Data extracted from a collection:
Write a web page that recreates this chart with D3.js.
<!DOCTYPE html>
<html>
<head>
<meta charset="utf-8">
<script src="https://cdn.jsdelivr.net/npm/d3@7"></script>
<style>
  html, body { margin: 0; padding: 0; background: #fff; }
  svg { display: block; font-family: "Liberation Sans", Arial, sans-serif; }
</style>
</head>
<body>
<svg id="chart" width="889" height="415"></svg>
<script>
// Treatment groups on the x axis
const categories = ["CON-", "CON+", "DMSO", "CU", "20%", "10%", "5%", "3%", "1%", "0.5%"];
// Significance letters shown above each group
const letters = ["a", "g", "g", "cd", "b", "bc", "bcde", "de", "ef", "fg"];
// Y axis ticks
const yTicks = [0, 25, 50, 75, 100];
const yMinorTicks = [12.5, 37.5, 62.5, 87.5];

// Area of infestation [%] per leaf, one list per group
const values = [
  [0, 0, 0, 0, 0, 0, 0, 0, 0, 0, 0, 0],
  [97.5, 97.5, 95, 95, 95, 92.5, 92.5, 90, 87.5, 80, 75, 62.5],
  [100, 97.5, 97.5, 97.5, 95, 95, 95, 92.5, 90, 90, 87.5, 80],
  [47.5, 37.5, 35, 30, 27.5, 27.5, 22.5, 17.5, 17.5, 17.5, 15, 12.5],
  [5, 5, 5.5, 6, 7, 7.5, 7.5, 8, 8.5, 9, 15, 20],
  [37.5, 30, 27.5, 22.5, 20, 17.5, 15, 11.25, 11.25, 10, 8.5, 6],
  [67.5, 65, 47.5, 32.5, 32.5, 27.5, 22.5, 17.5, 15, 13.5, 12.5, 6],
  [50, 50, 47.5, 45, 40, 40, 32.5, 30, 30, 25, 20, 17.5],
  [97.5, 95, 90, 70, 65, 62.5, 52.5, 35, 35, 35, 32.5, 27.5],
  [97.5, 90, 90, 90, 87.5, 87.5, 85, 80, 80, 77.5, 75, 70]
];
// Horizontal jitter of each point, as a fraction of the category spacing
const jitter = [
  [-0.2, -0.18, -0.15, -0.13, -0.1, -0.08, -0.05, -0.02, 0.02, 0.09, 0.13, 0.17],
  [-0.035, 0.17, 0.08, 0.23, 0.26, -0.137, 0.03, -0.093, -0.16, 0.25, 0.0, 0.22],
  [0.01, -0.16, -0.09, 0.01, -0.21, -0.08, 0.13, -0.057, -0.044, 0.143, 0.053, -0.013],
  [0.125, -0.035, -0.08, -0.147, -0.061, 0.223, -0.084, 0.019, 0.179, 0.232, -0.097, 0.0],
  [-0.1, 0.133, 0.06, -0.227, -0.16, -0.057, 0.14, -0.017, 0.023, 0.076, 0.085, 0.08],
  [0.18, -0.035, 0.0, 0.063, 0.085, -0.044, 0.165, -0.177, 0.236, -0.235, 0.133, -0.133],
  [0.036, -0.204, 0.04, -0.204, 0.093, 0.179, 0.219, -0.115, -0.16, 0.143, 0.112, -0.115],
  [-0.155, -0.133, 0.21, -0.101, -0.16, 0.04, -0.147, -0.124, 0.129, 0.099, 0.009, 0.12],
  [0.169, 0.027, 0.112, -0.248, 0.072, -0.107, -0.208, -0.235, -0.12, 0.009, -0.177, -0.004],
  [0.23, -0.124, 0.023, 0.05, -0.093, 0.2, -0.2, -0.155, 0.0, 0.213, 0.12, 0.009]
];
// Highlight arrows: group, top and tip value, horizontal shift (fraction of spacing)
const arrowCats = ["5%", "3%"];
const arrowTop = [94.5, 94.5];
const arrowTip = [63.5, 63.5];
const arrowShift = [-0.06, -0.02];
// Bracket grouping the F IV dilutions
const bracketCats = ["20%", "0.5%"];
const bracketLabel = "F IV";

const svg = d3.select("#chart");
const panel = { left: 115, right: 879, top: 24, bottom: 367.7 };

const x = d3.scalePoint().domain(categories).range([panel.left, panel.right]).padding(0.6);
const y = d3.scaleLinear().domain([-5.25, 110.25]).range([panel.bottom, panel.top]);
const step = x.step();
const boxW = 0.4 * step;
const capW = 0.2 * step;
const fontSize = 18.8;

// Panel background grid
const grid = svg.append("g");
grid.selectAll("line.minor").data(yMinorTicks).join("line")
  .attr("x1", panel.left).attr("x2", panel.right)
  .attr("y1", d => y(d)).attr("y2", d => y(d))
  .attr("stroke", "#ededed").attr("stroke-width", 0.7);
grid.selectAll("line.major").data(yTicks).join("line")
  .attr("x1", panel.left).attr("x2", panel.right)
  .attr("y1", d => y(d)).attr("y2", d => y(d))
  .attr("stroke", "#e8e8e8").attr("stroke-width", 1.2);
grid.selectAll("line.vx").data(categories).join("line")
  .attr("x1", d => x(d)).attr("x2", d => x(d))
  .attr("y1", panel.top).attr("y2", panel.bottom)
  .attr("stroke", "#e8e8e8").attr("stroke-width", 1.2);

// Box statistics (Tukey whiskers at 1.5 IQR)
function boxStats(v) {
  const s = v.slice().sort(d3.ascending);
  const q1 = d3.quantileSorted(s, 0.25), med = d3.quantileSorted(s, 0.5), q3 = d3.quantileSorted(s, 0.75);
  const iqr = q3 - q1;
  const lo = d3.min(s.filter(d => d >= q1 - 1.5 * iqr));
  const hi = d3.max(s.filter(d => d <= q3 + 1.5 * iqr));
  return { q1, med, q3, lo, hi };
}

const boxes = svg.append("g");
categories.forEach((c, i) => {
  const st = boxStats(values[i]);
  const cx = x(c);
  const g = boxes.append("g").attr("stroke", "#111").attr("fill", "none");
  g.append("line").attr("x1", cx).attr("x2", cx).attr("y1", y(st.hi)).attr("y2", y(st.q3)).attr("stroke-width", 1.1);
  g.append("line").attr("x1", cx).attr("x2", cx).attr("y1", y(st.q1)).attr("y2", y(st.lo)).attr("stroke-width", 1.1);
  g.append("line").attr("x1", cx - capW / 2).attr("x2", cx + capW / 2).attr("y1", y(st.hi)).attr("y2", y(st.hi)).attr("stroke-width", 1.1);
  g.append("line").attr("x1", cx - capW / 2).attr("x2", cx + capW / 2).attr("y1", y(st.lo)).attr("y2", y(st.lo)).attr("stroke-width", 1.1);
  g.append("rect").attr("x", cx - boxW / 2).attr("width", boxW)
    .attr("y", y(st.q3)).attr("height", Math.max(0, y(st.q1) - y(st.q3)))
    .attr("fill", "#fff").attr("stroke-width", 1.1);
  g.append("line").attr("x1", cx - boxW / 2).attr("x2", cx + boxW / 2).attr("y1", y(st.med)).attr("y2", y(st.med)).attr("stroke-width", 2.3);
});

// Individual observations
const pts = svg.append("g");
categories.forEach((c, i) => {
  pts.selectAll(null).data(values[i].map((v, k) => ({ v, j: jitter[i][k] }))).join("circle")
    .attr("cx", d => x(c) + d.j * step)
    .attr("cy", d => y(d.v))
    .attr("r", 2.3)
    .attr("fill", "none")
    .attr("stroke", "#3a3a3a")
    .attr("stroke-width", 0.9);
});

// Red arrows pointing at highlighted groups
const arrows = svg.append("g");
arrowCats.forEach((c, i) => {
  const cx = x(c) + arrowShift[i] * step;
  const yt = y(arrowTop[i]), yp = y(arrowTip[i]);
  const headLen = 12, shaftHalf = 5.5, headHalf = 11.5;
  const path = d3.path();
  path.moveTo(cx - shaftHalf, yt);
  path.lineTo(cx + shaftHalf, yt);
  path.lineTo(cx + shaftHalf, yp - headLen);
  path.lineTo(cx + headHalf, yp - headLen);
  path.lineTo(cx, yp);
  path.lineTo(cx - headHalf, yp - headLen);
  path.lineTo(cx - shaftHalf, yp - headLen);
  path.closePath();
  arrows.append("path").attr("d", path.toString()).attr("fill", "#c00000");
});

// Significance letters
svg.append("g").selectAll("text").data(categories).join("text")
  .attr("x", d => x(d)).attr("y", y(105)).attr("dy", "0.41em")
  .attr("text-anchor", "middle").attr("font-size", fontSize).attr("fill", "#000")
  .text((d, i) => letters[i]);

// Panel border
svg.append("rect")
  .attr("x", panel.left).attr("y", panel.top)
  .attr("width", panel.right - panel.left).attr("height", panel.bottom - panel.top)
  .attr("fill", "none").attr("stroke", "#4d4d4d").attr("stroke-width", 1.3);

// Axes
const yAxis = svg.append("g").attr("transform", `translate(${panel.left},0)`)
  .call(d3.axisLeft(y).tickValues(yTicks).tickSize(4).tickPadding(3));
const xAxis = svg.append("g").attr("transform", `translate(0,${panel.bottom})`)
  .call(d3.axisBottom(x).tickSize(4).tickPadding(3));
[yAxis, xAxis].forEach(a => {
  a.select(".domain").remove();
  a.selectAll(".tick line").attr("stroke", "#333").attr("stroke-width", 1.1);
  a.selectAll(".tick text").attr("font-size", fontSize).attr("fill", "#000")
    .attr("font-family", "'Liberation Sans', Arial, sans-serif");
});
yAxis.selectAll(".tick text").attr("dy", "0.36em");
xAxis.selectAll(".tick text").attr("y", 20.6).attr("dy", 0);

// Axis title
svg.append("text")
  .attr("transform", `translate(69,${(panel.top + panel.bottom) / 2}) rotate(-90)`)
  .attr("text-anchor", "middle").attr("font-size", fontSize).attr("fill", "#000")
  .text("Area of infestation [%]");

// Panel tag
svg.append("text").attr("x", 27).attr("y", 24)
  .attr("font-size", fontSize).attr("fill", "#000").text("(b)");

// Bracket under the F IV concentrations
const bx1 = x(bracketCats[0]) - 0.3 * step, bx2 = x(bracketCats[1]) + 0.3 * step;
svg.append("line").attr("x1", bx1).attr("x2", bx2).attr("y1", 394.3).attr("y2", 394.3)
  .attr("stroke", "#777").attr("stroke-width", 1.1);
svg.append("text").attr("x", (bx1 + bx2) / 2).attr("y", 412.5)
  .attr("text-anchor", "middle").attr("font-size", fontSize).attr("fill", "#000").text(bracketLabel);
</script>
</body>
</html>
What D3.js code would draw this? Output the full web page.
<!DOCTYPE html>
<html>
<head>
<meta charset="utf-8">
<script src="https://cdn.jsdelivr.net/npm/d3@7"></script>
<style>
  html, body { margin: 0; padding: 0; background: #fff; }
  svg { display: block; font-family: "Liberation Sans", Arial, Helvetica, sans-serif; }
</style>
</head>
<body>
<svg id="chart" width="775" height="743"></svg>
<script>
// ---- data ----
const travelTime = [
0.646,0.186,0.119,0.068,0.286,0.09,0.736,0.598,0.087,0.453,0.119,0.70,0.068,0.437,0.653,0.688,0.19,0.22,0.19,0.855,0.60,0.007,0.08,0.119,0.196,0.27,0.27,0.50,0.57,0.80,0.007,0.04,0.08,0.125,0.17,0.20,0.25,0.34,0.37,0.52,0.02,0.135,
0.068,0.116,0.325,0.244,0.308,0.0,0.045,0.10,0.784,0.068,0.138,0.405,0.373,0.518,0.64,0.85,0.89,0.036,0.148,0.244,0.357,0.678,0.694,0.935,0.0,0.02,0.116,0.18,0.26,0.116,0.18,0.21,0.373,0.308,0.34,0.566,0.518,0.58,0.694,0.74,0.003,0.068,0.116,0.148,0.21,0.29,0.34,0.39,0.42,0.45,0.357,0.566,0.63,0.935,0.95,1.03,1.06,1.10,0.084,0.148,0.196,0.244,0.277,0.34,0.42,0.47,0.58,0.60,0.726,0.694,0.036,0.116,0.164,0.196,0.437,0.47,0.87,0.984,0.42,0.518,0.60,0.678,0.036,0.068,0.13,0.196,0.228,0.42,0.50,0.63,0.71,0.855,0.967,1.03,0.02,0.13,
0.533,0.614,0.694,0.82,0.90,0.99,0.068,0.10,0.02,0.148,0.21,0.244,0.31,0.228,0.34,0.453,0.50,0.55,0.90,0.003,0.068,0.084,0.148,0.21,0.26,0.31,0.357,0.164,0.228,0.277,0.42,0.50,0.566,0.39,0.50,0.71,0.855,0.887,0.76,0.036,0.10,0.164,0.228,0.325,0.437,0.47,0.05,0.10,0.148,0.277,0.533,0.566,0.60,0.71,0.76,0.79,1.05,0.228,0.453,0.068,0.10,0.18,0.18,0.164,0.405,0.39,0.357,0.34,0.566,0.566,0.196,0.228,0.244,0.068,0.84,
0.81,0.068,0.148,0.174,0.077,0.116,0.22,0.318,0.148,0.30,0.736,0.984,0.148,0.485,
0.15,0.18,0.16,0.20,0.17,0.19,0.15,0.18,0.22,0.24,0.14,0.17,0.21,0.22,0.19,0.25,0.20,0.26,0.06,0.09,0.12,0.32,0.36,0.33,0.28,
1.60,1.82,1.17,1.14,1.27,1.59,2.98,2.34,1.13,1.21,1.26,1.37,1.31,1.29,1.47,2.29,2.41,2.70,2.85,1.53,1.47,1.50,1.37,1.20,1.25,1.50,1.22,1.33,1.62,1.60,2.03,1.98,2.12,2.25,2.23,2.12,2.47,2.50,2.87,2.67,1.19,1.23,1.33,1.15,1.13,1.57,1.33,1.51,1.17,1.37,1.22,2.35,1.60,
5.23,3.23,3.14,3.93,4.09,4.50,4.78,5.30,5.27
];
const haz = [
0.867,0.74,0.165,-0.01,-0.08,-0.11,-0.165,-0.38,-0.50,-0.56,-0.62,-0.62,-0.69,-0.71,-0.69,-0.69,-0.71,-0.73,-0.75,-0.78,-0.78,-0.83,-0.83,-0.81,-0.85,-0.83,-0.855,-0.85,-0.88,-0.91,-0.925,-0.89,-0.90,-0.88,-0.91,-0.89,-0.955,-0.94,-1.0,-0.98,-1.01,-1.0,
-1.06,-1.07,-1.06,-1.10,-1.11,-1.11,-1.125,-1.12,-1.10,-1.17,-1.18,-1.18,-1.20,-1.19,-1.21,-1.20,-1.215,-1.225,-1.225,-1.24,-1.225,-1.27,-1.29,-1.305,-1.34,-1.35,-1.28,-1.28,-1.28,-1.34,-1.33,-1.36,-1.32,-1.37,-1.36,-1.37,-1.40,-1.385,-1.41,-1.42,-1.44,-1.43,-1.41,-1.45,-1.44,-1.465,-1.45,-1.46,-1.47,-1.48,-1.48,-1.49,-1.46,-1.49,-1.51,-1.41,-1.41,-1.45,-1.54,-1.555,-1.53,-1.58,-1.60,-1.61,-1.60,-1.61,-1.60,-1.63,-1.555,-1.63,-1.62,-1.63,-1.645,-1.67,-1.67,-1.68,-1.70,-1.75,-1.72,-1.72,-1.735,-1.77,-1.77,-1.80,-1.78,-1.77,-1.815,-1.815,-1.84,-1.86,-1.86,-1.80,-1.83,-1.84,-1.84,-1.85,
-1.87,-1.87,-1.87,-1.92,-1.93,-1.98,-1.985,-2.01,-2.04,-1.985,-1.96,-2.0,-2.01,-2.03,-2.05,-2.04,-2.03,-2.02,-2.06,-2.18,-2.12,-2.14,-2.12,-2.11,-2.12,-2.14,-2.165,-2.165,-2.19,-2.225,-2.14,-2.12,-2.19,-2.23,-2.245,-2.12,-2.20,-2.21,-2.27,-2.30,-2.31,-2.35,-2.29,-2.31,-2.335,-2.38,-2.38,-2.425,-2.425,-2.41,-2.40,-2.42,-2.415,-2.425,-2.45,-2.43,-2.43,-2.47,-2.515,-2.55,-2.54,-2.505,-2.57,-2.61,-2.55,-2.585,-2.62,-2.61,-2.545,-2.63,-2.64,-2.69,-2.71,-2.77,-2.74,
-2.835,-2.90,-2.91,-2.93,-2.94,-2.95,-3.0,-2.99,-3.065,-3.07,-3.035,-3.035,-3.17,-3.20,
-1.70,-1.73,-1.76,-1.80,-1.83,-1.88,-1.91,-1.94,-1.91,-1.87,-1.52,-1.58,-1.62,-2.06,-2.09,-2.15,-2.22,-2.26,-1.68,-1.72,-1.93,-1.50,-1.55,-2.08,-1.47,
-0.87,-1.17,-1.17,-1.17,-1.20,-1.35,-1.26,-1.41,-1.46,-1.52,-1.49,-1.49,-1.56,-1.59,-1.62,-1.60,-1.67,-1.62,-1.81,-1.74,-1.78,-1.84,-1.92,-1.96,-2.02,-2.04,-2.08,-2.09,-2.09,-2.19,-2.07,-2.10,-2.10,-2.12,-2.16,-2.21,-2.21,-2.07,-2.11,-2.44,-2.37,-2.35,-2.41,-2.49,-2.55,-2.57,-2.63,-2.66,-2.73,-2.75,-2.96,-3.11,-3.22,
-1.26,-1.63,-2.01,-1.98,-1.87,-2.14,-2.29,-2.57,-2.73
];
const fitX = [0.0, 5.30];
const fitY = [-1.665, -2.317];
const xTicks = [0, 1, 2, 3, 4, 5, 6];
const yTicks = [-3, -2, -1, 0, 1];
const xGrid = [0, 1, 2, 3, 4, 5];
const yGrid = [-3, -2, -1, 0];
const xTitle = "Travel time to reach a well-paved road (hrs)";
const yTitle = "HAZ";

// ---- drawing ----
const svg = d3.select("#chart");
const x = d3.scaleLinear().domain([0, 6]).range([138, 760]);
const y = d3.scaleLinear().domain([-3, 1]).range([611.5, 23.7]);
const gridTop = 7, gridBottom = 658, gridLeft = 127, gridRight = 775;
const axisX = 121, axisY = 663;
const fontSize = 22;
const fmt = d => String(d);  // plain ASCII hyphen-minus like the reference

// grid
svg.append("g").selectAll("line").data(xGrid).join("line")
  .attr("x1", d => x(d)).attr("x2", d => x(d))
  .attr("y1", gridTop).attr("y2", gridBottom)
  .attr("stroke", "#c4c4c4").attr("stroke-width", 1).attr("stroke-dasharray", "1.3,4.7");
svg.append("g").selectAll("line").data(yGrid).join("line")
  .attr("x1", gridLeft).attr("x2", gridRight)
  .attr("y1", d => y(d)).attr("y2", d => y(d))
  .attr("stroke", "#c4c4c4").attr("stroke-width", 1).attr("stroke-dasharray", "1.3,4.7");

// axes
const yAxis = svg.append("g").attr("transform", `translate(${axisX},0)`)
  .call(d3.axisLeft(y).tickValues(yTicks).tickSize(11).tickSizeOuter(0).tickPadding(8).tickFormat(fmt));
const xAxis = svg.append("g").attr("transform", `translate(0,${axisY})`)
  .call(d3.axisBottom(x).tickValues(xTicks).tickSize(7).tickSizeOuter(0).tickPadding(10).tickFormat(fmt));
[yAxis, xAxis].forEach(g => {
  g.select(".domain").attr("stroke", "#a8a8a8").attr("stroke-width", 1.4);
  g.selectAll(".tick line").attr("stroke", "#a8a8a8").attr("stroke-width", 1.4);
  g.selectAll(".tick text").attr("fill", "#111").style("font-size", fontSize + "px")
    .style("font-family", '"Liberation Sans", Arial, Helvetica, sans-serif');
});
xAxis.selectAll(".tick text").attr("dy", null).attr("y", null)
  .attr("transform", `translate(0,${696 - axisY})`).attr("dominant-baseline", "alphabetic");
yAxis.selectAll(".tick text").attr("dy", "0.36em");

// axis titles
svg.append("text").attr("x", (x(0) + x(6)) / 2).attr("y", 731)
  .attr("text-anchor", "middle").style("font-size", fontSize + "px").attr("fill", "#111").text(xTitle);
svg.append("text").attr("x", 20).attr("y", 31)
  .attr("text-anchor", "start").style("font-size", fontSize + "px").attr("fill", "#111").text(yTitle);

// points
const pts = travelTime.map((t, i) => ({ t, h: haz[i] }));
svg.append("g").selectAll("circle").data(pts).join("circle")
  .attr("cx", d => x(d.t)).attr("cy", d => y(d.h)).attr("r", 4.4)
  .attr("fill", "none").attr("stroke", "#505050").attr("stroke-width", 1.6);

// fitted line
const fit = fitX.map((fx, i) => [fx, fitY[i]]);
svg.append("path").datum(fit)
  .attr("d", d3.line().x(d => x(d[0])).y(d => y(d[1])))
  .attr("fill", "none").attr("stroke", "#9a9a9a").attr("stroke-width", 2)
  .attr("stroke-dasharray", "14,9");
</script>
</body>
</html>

— WHAT YOU NEED TO DO —
Show each line in the entries that holds the string "chart".

— FINISHED TASK —
Write a web page that recreates this chart with D3.js.
<svg id="chart" width="889" height="415"></svg>
const svg = d3.select("#chart");
<svg id="chart" width="775" height="743"></svg>
const svg = d3.select("#chart");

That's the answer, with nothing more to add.